People in Tamil Nadu cannot support an organisation that is designated as a terrorist group by 31 countries, including India, the United States, Canada, the United Kingdom and 27 members of the European Union. Prabhakaran is responsible for the assassination of one President (Ranasinghe Premadasa), one Prime Minister (Rajiv Gandhi), nine Sri Lankan Ministers including the island’s most prominent Tamil, former Foreign Minister Lakshman Kadirgamar, and 18 prominent Tamil political and Parliamentary leaders. They include popular figures who could challenge Prabhakaran within the Tamil community, like TULF president Appapilai Amirthalingam, Sam Thambimutu and human rights activist Neelan Tiruchrelvam.

Prabhakaran started his career by assassinating the Tamil Mayor of Jaffna, Alfred Duraiappan, in July 1975. One important reason why the Indo-Sri Lanka Agreement of 1987 could not be implemented was Prabhakaran’s refusal to allow any role for anyone other than those he wanted in the interim administration — an approach MGR disapproved of. When the DMK Government gave some elbow room to the LTTE in Tamil Nadu, Prabhakaran responded by assassinating Padmanabha, the general secretary of the rival EPRLF in Chennai — an action that resulted in EPRLF leader Varatharaja Perumal having to seek political asylum in India. The Manmohan Singh Government failed to highlight these issues while seeking public support in Tamil Nadu.

Speaking at the all-party meeting in Chennai on October 14, and recalling the assassinations of TELO founder Seeri Sabarathinam and EPRLF leader Padmanabha (by the LTTE), Mr Karunanidhi made it clear that it was “fraternal wars” caused by the LTTE in the past that had proved to be a major setback for the Tamil cause in Sri Lanka. He regretted that “the present situation we are facing in Sri Lanka is due to the fraternal wars of the past”. The DMKs’ patriarch, whose party was routed after Rajiv Gandhi’s assassination and who led the UPA to a resounding victory in Tamil Nadu by capturing all 40 seats in the 2004 election, was signalling that while he recognised the excesses of the LTTE, he wanted New Delhi to spare no effort to end the killing of innocent civilians in Sri Lanka. Interestingly, while Opposition leader J Jayalalithaa in Tamil Nadu also vows to protect the interests of Tamils in Sri Lanka, she has shown by her past actions in that she is fully cognisant of larger national interests in dealing toughly with the LTTE.

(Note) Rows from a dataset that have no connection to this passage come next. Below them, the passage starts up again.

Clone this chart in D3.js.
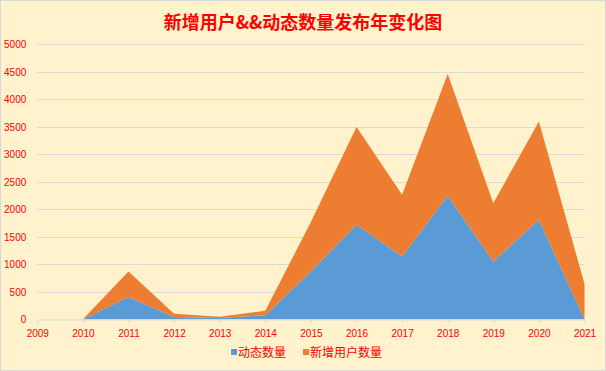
<!DOCTYPE html>
<html>
<head>
<meta charset="utf-8">
<script src="https://cdn.jsdelivr.net/npm/d3@7"></script>
<style>
  html, body { margin: 0; padding: 0; background: #fff; }
  svg { display: block; }
</style>
</head>
<body>
<svg id="chart"></svg>
<script>
// categories and series
const years = ["2009", "2010", "2011", "2012", "2013", "2014", "2015",
               "2016", "2017", "2018", "2019", "2020", "2021"];
const dongtai = [0, 0, 404, 40, 25, 75, 870, 1718, 1142, 2245, 1051, 1809, 0];
const xinzeng = [0, 0, 465, 60, 20, 80, 900, 1777, 1122, 2215, 1061, 1788, 640];
const yTicks = [0, 500, 1000, 1500, 2000, 2500, 3000, 3500, 4000, 4500, 5000];
const seriesNames = ["动态数量", "新增用户数量"];
const seriesColors = ["#5B9BD5", "#ED7D31"];
const title = "新增用户&&动态数量发布年变化图";

const WIDTH = 606;
const HEIGHT = 371;
const plot = { left: 37.3, right: 584.5, top: 44.3, bottom: 319.3 };

const svg = d3.select("#chart")
  .attr("width", WIDTH)
  .attr("height", HEIGHT);

// background + border
svg.append("rect")
  .attr("x", 0.5).attr("y", 0.5)
  .attr("width", WIDTH - 1).attr("height", HEIGHT - 1)
  .attr("fill", "#FFF2CC")
  .attr("stroke", "#D9D9D9");

svg.append("text")
  .attr("x", WIDTH / 2)
  .attr("y", 29)
  .attr("text-anchor", "middle")
  .style("font-family", '"Noto Sans CJK SC", sans-serif')
  .style("font-size", "18px")
  .style("font-weight", "bold")
  .attr("fill", "#FF0000")
  .text(title);

const x = d3.scalePoint().domain(years).range([plot.left, plot.right]);
const y = d3.scaleLinear().domain([0, 5000]).range([plot.bottom, plot.top]);

// gridlines
svg.append("g")
  .selectAll("line")
  .data(yTicks.slice(1))
  .join("line")
  .attr("x1", plot.left).attr("x2", plot.right)
  .attr("y1", (d) => Math.round(y(d)) + 0.5)
  .attr("y2", (d) => Math.round(y(d)) + 0.5)
  .attr("stroke", "#D9D9D9");

// stacked areas
const table = years.map((yr, i) => ({ year: yr, a: dongtai[i], b: xinzeng[i] }));
const stacked = d3.stack().keys(["a", "b"])(table);

const area = d3.area()
  .x((d) => x(d.data.year))
  .y0((d) => y(d[0]))
  .y1((d) => y(d[1]));

svg.append("g")
  .selectAll("path")
  .data(stacked)
  .join("path")
  .attr("d", area)
  .attr("fill", (d, i) => seriesColors[i]);

// y axis labels
const yAxis = svg.append("g")
  .attr("transform", `translate(${plot.left}, 0)`)
  .call(d3.axisLeft(y).tickValues(yTicks).tickFormat(d3.format("d"))
    .tickSize(0).tickPadding(11));
yAxis.select(".domain").remove();
yAxis.selectAll("text")
  .attr("fill", "#FF0000")
  .style("font-family", '"Liberation Sans", Arial, sans-serif')
  .style("font-size", "10px");

// x axis
const xAxis = svg.append("g")
  .attr("transform", `translate(0, ${Math.round(plot.bottom) + 0.5})`)
  .call(d3.axisBottom(x).tickSizeInner(4).tickSizeOuter(0).tickPadding(6));
xAxis.select(".domain").attr("stroke", "#D9D9D9");
xAxis.selectAll(".tick line").attr("stroke", "#D9D9D9");
xAxis.selectAll("text")
  .attr("fill", "#FF0000")
  .style("font-family", '"Liberation Sans", Arial, sans-serif')
  .style("font-size", "10px");

// legend
const legendX = [231, 303];
const legend = svg.append("g")
  .selectAll("g")
  .data(seriesNames)
  .join("g")
  .attr("transform", (d, i) => `translate(${legendX[i]}, 352)`);

legend.append("rect")
  .attr("x", 0).attr("y", -3)
  .attr("width", 6).attr("height", 6)
  .attr("fill", (d, i) => seriesColors[i]);

legend.append("text")
  .attr("x", 7)
  .attr("y", 4.5)
  .attr("fill", "#FF0000")
  .style("font-family", '"Noto Sans CJK SC", sans-serif')
  .style("font-size", "12px")
  .text((d) => d);
</script>
</body>
</html>
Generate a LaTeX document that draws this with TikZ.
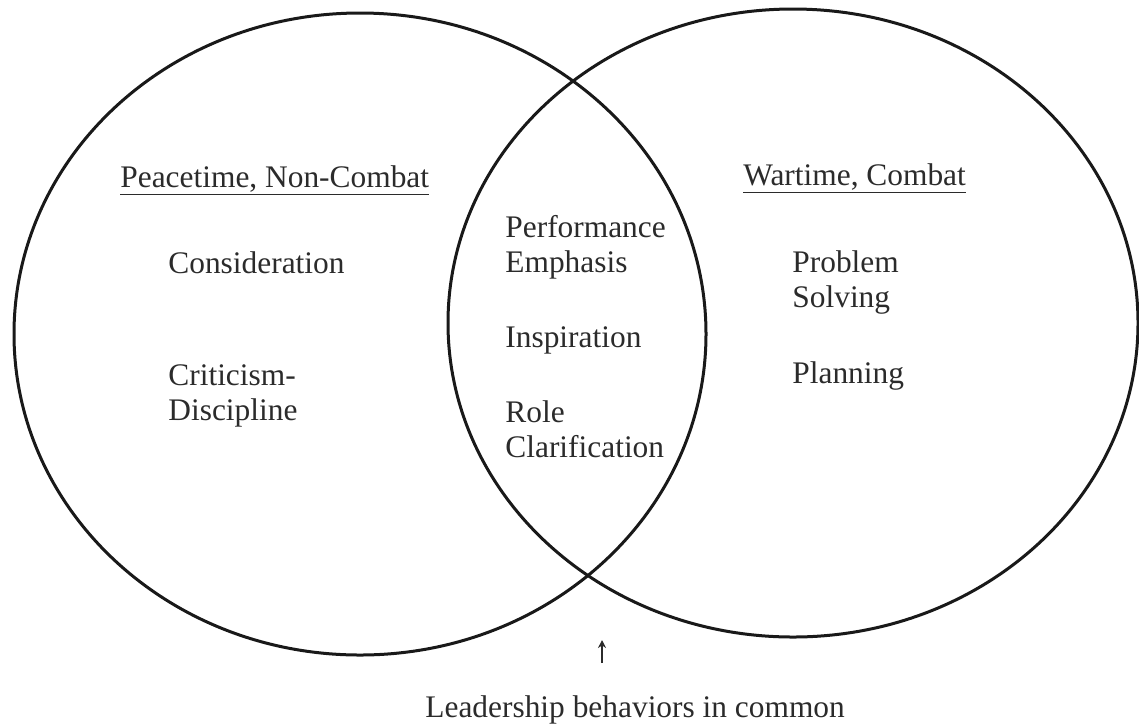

Unfortunately, influential sections of the leadership in Sri Lanka appear to believe that with the LTTE in retreat they can ignore the issue of guaranteeing a life of dignity, equality and honour for the Tamil population. New Delhi has to persuade both the Sri Lankan Government and public opinion in Tamil Nadu that while it is determined to back the Sri Lankan Government in dealing with the psychopathic Prabhakaran, it expects early implementation of the 13th Amendment of the Sri Lankan Constitution which guaranteed devolution of power to the Northern and Eastern Provinces of Sri Lanka, while urging that measures that former President Kumartunga proposed in 1997 on the issue should be taken into consideration.

As major aid donors like the USA, European Union and Japan have similar views, it should not be difficult to forge an international consensus on these lines. Moreover, with agreement reached with Sri Lanka on the vexed issue of fishermen from Tamil Nadu crossing the international maritime boundary, a major irritant causing ripples almost daily in the State appears to have been addressed.